В опере Герхарда Винклера «Чужак» перед нами, пожалуй, самая плакатная история о милосердии, актуальная сегодня и всегда: чего стоит взять в свой дом «чужого». Он не понимает «наш язык», не ест «нашу еду», не поет и не ценит «наши песни» и вообще, если сбежал с «чужбины», значит с ним точно ­что-то не так. Ироничная инсценировка откровенно пародирует знаменитый фильм «Звуки музыки» – одну из главных австрийских вывесок на экспорт, наравне с конфетами «Моцарт» и тирольским пением. На сцене – пряничный домик в духе Гензель и Гретель, который пара «местных» в народных костюмах и с ружьями на плечах периодически «обтанцовывает» в ритме польки. Этакие восковые фигуры на страже гостеприимства. В грустной в целом истории о мучительном поиске границ милосердия автор музыки неожиданно далеко уходит от традиционного для себя стиля. Вместо авангардного языка, микротональности и электроники, Винклер берет на вооружение полистилистику с цитатами и стилизацией мюзикла и кабаре, барочными вставками, экзотическими восточными вкраплениями (прощальная песня чужестранца на фарси звучит в сопровождении уда в оркестре), ариями в стиле староанглийских баллад в исполнении волшебного меццо-­сопрано Йоханны Кроковай и выразительным речитативом.

В опере «Америка» Маттиас Кранебиттер (лауреат премии Erste-­Bank-­Kompositionspreis 2020 года – одной из самых престижных австрийских премий в области новой музыки) единственный из композиторов использует не только акустические инструменты, но и электронику. В этой опере одна из самых ярких и интересных инструментальных партий сочетается с достаточно однообразной вокальной – нескончаемым шпрехгезангом, с которым солисты, впрочем, неплохо справляются. При этом надо отметить, что, несмотря на атональные кластеры, электронные шумы и сложнейшую для восприятия вокальную линию, публика легко и с удовольствием погружается в перипетии сюжета и от души хохочет над музыкальными и текстовыми шутками.

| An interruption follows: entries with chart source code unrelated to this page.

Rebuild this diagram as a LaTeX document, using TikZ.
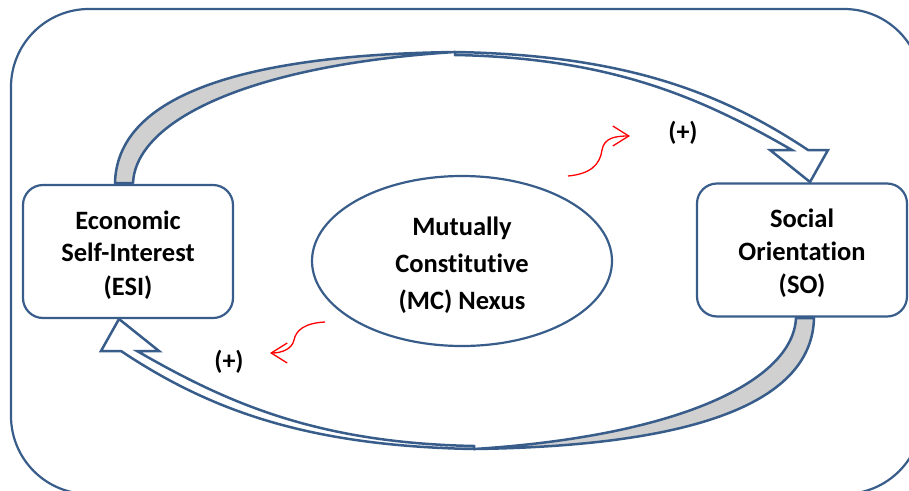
\documentclass[tikz,border=0pt]{standalone}
\usepackage{fontspec}
\setmainfont{Carlito}[Ligatures=NoCommon]
\usepackage{tikz}
\usetikzlibrary{arrows.meta,positioning,shapes.geometric}
\usepackage{xcolor}
\definecolor{edgeblue}{RGB}{56,93,138}
\definecolor{ribbon}{RGB}{208,208,208}
\tikzset{
  box/.style={draw=edgeblue, line width=2.2pt, rounded corners=20pt, fill=white, align=center, minimum width=210pt, minimum height=133pt, text height=91pt, font=\fontsize{26.5}{33}\selectfont\bfseries},
  nexus/.style={ellipse, draw=edgeblue, line width=2.2pt, fill=white, align=center, minimum width=300pt, minimum height=170pt, inner sep=0pt, text height=101pt, font=\fontsize{26.5}{37}\selectfont\bfseries},
  sign/.style={inner sep=0pt, font=\fontsize{26}{30}\selectfont\bfseries},
  frame/.style={draw=edgeblue, line width=2.2pt, rounded corners=78pt},
  bandback/.style={draw=edgeblue, line width=2.5pt, fill=ribbon, line join=round},
  bandfront/.style={draw=edgeblue, line width=2.5pt, fill=white, line join=miter},
  squiggle/.style={red, line width=1.3pt, -{Straight Barb[length=16pt,width=20pt]}}
}

\begin{document}
\begin{tikzpicture}[x=1pt,y=-1pt]
\useasboundingbox (0,0) rectangle (909,490);
\clip (0,0) rectangle (909,490);
\draw[frame] (11,9) rectangle (922,494);

\foreach \turn in {0,180}{
\begin{scope}[rotate around={\turn:(464.5,250.5)}]
\draw[bandback] (115,183) .. controls (117,100) and (230,55) .. (455,52)
  .. controls (250,65) and (136,120) .. (133,183) -- cycle;
\draw[bandfront] (455,52) .. controls (620,55) and (718,90) .. (808,150)
  -- (828,150) -- (810,182) -- (770,150) -- (792,150)
  .. controls (705,100) and (615,58) .. (455,55) -- cycle;
\end{scope}
}

\node[box] (esi) at (128,251.5) {Economic\\Self-Interest\\(ESI)};
\node[box] (so) at (802,250) {Social\\Orientation\\(SO)};
\node[nexus] (mc) at (462,261) {Mutually\\Constitutive\\(MC) Nexus};

\node[sign] (plusso) at (683,133) {(+)};
\node[sign] (plusesi) at (229,362) {(+)};

\coordinate (sqa) at (568,176);
\coordinate (sqb) at (630,136);
\coordinate (sqc) at (325,322);
\coordinate (sqd) at (270,353);
\draw[squiggle] (sqa) .. controls (590,174) and (600,165) .. (602,150)
  .. controls (604,138) and (615,136) .. (sqb);
\draw[squiggle] (sqc) .. controls (305,323) and (296,330) .. (294,340)
  .. controls (292,349) and (282,353) .. (sqd);
\end{tikzpicture}
\end{document}
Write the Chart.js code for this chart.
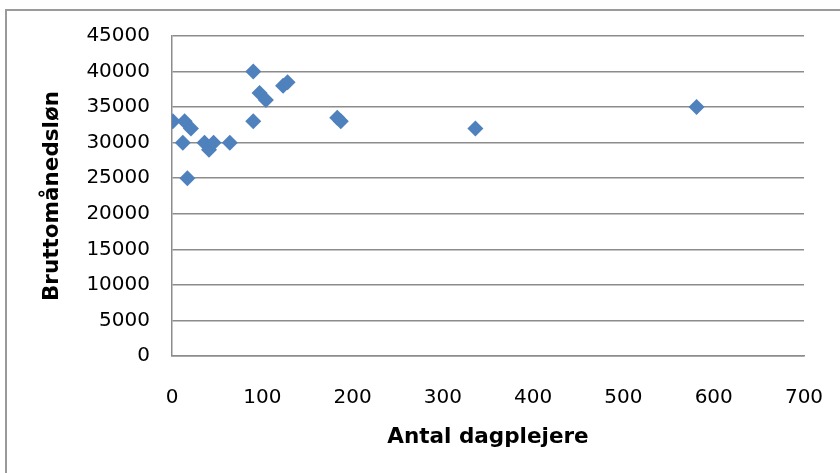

Маргарета Ферек‐Петрич. «Эльза»

Интересно, что в пару «Америке» по уровню сложности и истонченности мелоса встает опера представителя самого старшего поколения из выбранной семерки, композитора Дитера Кауфмана – кстати, учителя Маттиаса Кранебиттера. В его «Икаре» становится очевидно, что музыка «отцов» намного превосходит по сложности и, пожалуй, принципиальной некоммуникабельности музыку «детей» – сегодняшних 30-ти и 40-летних. Опера Кауфмана гораздо ближе жанру мелодекламации, нежели оперы. Вокальная партия выстраивается исключительно на монотонном речитативе с редким вкраплением щемящих мелодичных фрагментов и выразительных ансамблей. Нарочитая декламационность еще больше обнажает правдивую повседневность речи в либретто – без пафоса и нарочитого огруб­ления. «Тупой придурок», – пропевает один из персонажей речитативом. «Ты сам такой», – интонирует его собеседник. Предоставленным ансамблем из 14 инструментов композитор пользуется крайне скупо: прозрачная вокальная партия опирается в основном на отдельные сольные проведения инструментов, прежде всего трубы и аккордеона.

Узнаваемые «жизненные» истории, ироничные тексты и остроумные постановки держат внимание даже самых далеких от современной музыки слушателей. Яркие вокальные работы и смелые инструментальные эксперименты услаждают меломанов и расширяют кругозор профессионалов. Год за годом маленькие музыкальные театры предоставляют своим авторам площадку для живой творческой лаборатории новой оперы, где кипят идеи, где находится место языковому и стилевому поиску, расширению границ жанра и, главное, формированию публики, для которой современная опера ­наконец-то перестает быть ­чем-то устрашающим и заведомо непонятным.